I chuckled because I am not a military historian; I am a diplomatic historian. I understand why people make the mistake, I have worked at three schools in the professional military education system, and of those five books displayed on the right side of this blog, four look like military history at first glance. (Actually only one is military history; three are diplomatic history; and one is film history). More to the point, the comment reflects the low status of military history in the profession.
The Society for Military History is aware of their poor standing with their peers, and is trying to combat that status. To that end, the organization authorized a whitepaper entitled "The Role of Military History in the Contemporary Academy.” The co-authors
were Tami Davis Biddle of the U.S. Army War College and Robert M. Citino of
the University of North Texas. This project seems designed to reach key decision makers like college and university administrators, journalists, and politicians.
They quickly acknowledge the less than ideal standing of the field. "The phrase 'military history' still stirs conflicted emotions or hostile reactions among those
who teach history in the nation’s colleges and universities." There are some reasons for that reaction. "The challenges facing those who study war extend beyond the fact their terrain is
challenging, morally-freighted, and emotionally-draining." There is, however, more to it than that. "Part of the problem stems from
the way that military history is, and has been, identified and categorized inside American popular
culture." It is a very popular topic with the general public. "Anyone walking into a large bookstore will find, in most cases, a sizable section labeled 'military history.' Some of the work located there will be of high quality—serious, deeply researched,
and conforming to the highest scholarly standards; but some of it will consist of shallow tales of adventure and conquest, written for an enthusiastic but not terribly discerning
audience. Some of it will cover esoteric topics that appeal to those with highly particularized
interests, such as military uniforms, weapons types, or aircraft markings." These points are basically correct. A point they did not make is that most military history in the United States is land-centric. The U.S. Army is the most studied institution. In fact, the Confederate States Army has been the subject of more writing than the U.S. Navy, even though the sea service has a much longer record for individuals to examine. Biddle and Citino also note, "Popular military
history varies immensely in quality, and there is a great gulf between the best and the worst it has
to offer. Outside the subfield, all this work tends to be lumped together, however, and academics
with little exposure to serious scholarship in the field may assume that it is a discipline defined
by the weaker side of the spectrum."
Despite being less than popular with their colleagues, Biddle and Citino argue that military historians might be the best asset a department has to offer. "Our students’ desire for knowledge creates an important opportunity for Departments of
History. The late recession has produced a drop in humanities majors as students seek courses
that seem more likely to produce an immediate payoff in terms of jobs and wages. Legislative
budget cuts have forced even state schools to conform to a tuition-driven model, and departments
that cannot attract a sufficient number of students can expect hard times to get harder." All of that is true, but that fact that students often vote with their feet or their tuition is something that decision makers should consider.

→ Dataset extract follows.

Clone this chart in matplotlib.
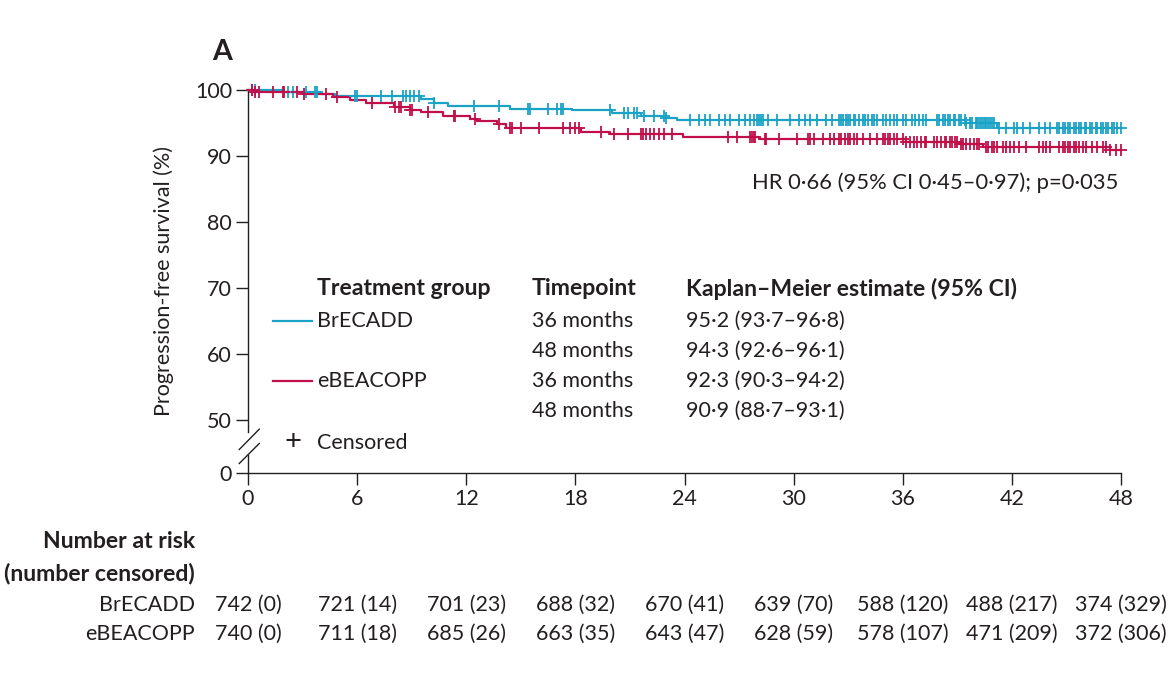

"University college administrators, particularly college deans and chairs of History Departments,
may find some relief in the appeal of military history. Courses in military history tend to fill, not
only with history majors and minors, but also with students from other disciplines who are
interested in the field. And because military history intersects regularly with the profession’s
other subfields, it can serve as an ideal gateway to the other specializations any given History
Department has to offer. It may, as well, lure back some of the students who have been drawn
away to political science, international relations, and public policy departments."
Your average faculty member might easily dismiss such considerations as a form of academic pandering or whoring. Administrators—good or bad—cannot. If classes generate heavy enrollments, they make it possible for departments to offer classes that generate smaller numbers; they also make it possible to employ graduate students as graders and teaching assistants.
There are slightly more noble reasons as well to employee military historians. "It is incumbent upon those who train our college and university students—our next
generation of civilian leaders—to address the civilian side of the equation. They must teach
today’s students about the role of the military in a democracy, the blunt character of military
force, and the lasting consequences of the decision to wage war." That argument seems more aimed at the journalists, and politicians, but Biddle and Citino are basically correct. "To ignore the study of such an
enterprise is, in the end, corrosive of the Constitutional principles that legitimize choice and
action in the American system of government. The strong body of literature produced by
contemporary military historians, and the knowledge and pedagogical skills that they bring to the
classroom, can surely help in this crucial task."
It is hardly a surprise that the Society for Military History commissioned this essay. The SMH is a good organization full of a lot of academic innovation. The first academic conference I attended in a foreign country was its annual meeting in 2001. It is also one of the few American scholarly organizations to elect a foreign national teaching at a foreign institution of higher education to serve as its president. It is also a well-run and administered. I would guess that over half of the members of the organization have jobs that we currently call "alternative academic." As a result, they are well-run because many of their members have day-to-day work responsibilities unlike your average academic.
Military history has never, ever been popular with the historical profession. That was a lesson I learned when I researched and wrote on Theodore Roosevelt's tenure as president of the AHA. There was no golden time when it was an accepted and respected sub-field.
This paper is a creative attempt to leverage the strengths of the SMH and/or military history. Like it or not administrators make the real decisions on which departments will get the funding to create new faculty positions or replace old ones. Faculty types tend to get angry and personalize decision making when deans fail to act according to how they believe they should; which is the only possibly correct thing to do, period. The thing is, though, that a dean is never going to be able to weight the intellectual merits of one subfield in history against another, or work in history versus sociology versus English literature when they are a political scientist. In the end, it will be administrative issues that will carry the day. It seems likely that outsiders (deans, board of trustee members, etc.) will be swayed more by what Biddle and Citino contend than history faculty, and those decision makers are the ones that are really important in the end. It should be interesting to see what comes of it in the months to follow.